## Recorded information
┄┄┄┄┄┄┄┄┄┄

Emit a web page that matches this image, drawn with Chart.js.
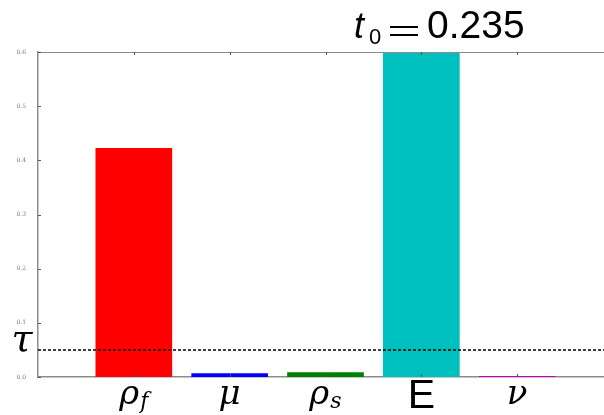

┄┄┄┄┄┄┄┄┄┄

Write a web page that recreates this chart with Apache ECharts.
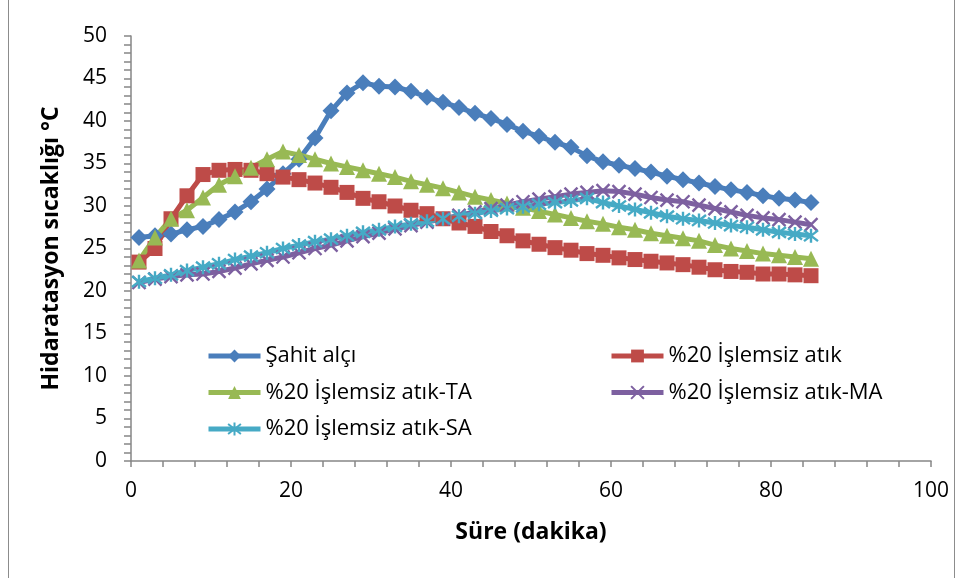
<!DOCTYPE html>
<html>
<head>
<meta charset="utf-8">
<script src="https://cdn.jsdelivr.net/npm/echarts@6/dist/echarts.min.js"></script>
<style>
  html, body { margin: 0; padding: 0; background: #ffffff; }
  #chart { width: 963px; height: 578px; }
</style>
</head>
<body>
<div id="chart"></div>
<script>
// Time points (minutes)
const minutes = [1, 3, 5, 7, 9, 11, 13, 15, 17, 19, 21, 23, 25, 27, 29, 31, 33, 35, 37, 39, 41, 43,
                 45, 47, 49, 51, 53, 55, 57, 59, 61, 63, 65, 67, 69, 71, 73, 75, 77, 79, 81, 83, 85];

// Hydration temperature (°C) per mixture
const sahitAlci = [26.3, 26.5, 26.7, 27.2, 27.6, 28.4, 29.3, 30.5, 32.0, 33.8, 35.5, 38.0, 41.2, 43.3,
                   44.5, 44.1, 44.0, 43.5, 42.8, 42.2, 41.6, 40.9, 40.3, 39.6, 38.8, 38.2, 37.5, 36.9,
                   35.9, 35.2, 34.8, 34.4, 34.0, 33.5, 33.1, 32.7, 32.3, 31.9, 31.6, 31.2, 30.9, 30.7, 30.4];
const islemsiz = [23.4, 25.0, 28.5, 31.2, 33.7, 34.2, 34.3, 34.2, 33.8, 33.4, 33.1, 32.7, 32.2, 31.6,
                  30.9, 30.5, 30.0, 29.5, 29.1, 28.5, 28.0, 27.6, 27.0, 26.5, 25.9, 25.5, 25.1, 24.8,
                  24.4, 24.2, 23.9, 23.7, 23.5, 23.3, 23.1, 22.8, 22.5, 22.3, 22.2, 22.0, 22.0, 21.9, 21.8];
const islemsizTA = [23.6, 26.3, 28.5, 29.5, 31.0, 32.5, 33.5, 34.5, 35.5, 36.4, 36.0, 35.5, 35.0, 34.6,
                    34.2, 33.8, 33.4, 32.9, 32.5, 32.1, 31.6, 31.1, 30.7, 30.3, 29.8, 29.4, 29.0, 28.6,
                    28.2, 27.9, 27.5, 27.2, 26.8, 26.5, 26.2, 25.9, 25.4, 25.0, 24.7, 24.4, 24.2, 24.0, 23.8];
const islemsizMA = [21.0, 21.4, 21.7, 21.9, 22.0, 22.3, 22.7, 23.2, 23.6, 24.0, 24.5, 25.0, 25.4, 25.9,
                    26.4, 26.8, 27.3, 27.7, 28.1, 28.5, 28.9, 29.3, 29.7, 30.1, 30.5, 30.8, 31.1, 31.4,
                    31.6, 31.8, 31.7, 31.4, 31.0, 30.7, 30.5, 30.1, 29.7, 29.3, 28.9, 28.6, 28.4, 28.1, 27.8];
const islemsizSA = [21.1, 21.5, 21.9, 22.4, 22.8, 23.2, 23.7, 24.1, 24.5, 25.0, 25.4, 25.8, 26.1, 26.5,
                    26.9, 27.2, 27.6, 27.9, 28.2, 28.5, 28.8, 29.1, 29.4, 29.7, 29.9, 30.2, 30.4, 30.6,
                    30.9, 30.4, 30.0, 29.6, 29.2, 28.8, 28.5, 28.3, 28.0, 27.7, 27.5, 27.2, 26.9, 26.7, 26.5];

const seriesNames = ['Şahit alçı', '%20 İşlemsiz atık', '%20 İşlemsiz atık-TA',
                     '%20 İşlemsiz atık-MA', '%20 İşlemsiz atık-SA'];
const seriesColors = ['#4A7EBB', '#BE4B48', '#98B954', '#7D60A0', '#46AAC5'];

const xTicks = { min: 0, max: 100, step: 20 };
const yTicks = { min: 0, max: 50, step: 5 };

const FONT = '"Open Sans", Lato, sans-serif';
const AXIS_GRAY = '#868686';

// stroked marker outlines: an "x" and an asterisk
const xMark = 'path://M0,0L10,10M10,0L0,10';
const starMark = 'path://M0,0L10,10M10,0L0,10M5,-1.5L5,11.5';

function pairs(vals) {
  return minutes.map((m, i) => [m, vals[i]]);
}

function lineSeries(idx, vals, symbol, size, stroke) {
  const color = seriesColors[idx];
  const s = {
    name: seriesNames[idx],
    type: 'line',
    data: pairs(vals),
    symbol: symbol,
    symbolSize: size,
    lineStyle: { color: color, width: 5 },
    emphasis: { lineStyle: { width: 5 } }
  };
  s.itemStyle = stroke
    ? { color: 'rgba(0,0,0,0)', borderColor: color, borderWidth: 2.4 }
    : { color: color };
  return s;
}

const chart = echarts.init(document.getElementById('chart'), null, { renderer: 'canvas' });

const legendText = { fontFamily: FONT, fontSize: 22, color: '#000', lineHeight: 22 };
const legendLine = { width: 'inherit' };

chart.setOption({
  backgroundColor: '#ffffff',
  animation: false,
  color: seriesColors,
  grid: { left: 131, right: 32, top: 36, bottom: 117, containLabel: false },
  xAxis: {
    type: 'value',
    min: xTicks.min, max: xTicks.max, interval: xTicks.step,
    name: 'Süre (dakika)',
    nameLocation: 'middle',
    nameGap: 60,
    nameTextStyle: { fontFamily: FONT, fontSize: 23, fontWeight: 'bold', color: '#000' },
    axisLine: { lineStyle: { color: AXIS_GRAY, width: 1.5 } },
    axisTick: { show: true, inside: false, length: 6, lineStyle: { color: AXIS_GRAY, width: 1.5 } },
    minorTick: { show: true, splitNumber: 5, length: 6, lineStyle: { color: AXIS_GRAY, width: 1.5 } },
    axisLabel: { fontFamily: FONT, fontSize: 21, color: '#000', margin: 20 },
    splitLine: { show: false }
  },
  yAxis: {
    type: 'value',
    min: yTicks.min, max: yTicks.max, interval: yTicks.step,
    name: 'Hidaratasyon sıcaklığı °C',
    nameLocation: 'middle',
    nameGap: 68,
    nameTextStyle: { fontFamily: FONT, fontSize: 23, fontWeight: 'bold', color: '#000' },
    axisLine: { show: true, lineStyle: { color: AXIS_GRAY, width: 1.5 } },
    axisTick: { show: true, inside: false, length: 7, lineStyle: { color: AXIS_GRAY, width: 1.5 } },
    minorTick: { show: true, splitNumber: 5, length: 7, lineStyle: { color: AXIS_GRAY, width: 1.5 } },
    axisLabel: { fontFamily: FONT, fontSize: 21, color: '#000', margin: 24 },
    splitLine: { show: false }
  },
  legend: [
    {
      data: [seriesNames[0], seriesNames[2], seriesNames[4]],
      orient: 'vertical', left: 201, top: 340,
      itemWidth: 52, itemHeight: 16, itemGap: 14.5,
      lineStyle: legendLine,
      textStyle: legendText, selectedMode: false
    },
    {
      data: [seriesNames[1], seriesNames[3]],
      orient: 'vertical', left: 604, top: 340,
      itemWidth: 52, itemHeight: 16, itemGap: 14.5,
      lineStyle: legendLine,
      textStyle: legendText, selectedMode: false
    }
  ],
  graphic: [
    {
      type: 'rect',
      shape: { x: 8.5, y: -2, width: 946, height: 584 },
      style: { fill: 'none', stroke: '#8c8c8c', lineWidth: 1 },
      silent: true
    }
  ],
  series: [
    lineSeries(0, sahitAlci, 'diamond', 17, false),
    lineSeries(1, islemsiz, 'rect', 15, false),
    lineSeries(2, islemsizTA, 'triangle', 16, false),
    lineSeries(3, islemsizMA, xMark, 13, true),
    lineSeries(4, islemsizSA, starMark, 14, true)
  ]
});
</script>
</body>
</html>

┄┄┄┄┄┄┄┄┄┄

## Given task
Only the lines from the one bearing "Write a web" to the one bearing "26.9, 26.7, 26.5];", both included, should be restated word for word, with pictures left out.

## The output
Write a web page that recreates this chart with Apache ECharts.
<!DOCTYPE html>
<html>
<head>
<meta charset="utf-8">
<script src="https://cdn.jsdelivr.net/npm/echarts@6/dist/echarts.min.js"></script>
<style>
  html, body { margin: 0; padding: 0; background: #ffffff; }
  #chart { width: 963px; height: 578px; }
</style>
</head>
<body>
<div id="chart"></div>
<script>
// Time points (minutes)
const minutes = [1, 3, 5, 7, 9, 11, 13, 15, 17, 19, 21, 23, 25, 27, 29, 31, 33, 35, 37, 39, 41, 43,
                 45, 47, 49, 51, 53, 55, 57, 59, 61, 63, 65, 67, 69, 71, 73, 75, 77, 79, 81, 83, 85];

// Hydration temperature (°C) per mixture
const sahitAlci = [26.3, 26.5, 26.7, 27.2, 27.6, 28.4, 29.3, 30.5, 32.0, 33.8, 35.5, 38.0, 41.2, 43.3,
                   44.5, 44.1, 44.0, 43.5, 42.8, 42.2, 41.6, 40.9, 40.3, 39.6, 38.8, 38.2, 37.5, 36.9,
                   35.9, 35.2, 34.8, 34.4, 34.0, 33.5, 33.1, 32.7, 32.3, 31.9, 31.6, 31.2, 30.9, 30.7, 30.4];
const islemsiz = [23.4, 25.0, 28.5, 31.2, 33.7, 34.2, 34.3, 34.2, 33.8, 33.4, 33.1, 32.7, 32.2, 31.6,
                  30.9, 30.5, 30.0, 29.5, 29.1, 28.5, 28.0, 27.6, 27.0, 26.5, 25.9, 25.5, 25.1, 24.8,
                  24.4, 24.2, 23.9, 23.7, 23.5, 23.3, 23.1, 22.8, 22.5, 22.3, 22.2, 22.0, 22.0, 21.9, 21.8];
const islemsizTA = [23.6, 26.3, 28.5, 29.5, 31.0, 32.5, 33.5, 34.5, 35.5, 36.4, 36.0, 35.5, 35.0, 34.6,
                    34.2, 33.8, 33.4, 32.9, 32.5, 32.1, 31.6, 31.1, 30.7, 30.3, 29.8, 29.4, 29.0, 28.6,
                    28.2, 27.9, 27.5, 27.2, 26.8, 26.5, 26.2, 25.9, 25.4, 25.0, 24.7, 24.4, 24.2, 24.0, 23.8];
const islemsizMA = [21.0, 21.4, 21.7, 21.9, 22.0, 22.3, 22.7, 23.2, 23.6, 24.0, 24.5, 25.0, 25.4, 25.9,
                    26.4, 26.8, 27.3, 27.7, 28.1, 28.5, 28.9, 29.3, 29.7, 30.1, 30.5, 30.8, 31.1, 31.4,
                    31.6, 31.8, 31.7, 31.4, 31.0, 30.7, 30.5, 30.1, 29.7, 29.3, 28.9, 28.6, 28.4, 28.1, 27.8];
const islemsizSA = [21.1, 21.5, 21.9, 22.4, 22.8, 23.2, 23.7, 24.1, 24.5, 25.0, 25.4, 25.8, 26.1, 26.5,
                    26.9, 27.2, 27.6, 27.9, 28.2, 28.5, 28.8, 29.1, 29.4, 29.7, 29.9, 30.2, 30.4, 30.6,
                    30.9, 30.4, 30.0, 29.6, 29.2, 28.8, 28.5, 28.3, 28.0, 27.7, 27.5, 27.2, 26.9, 26.7, 26.5];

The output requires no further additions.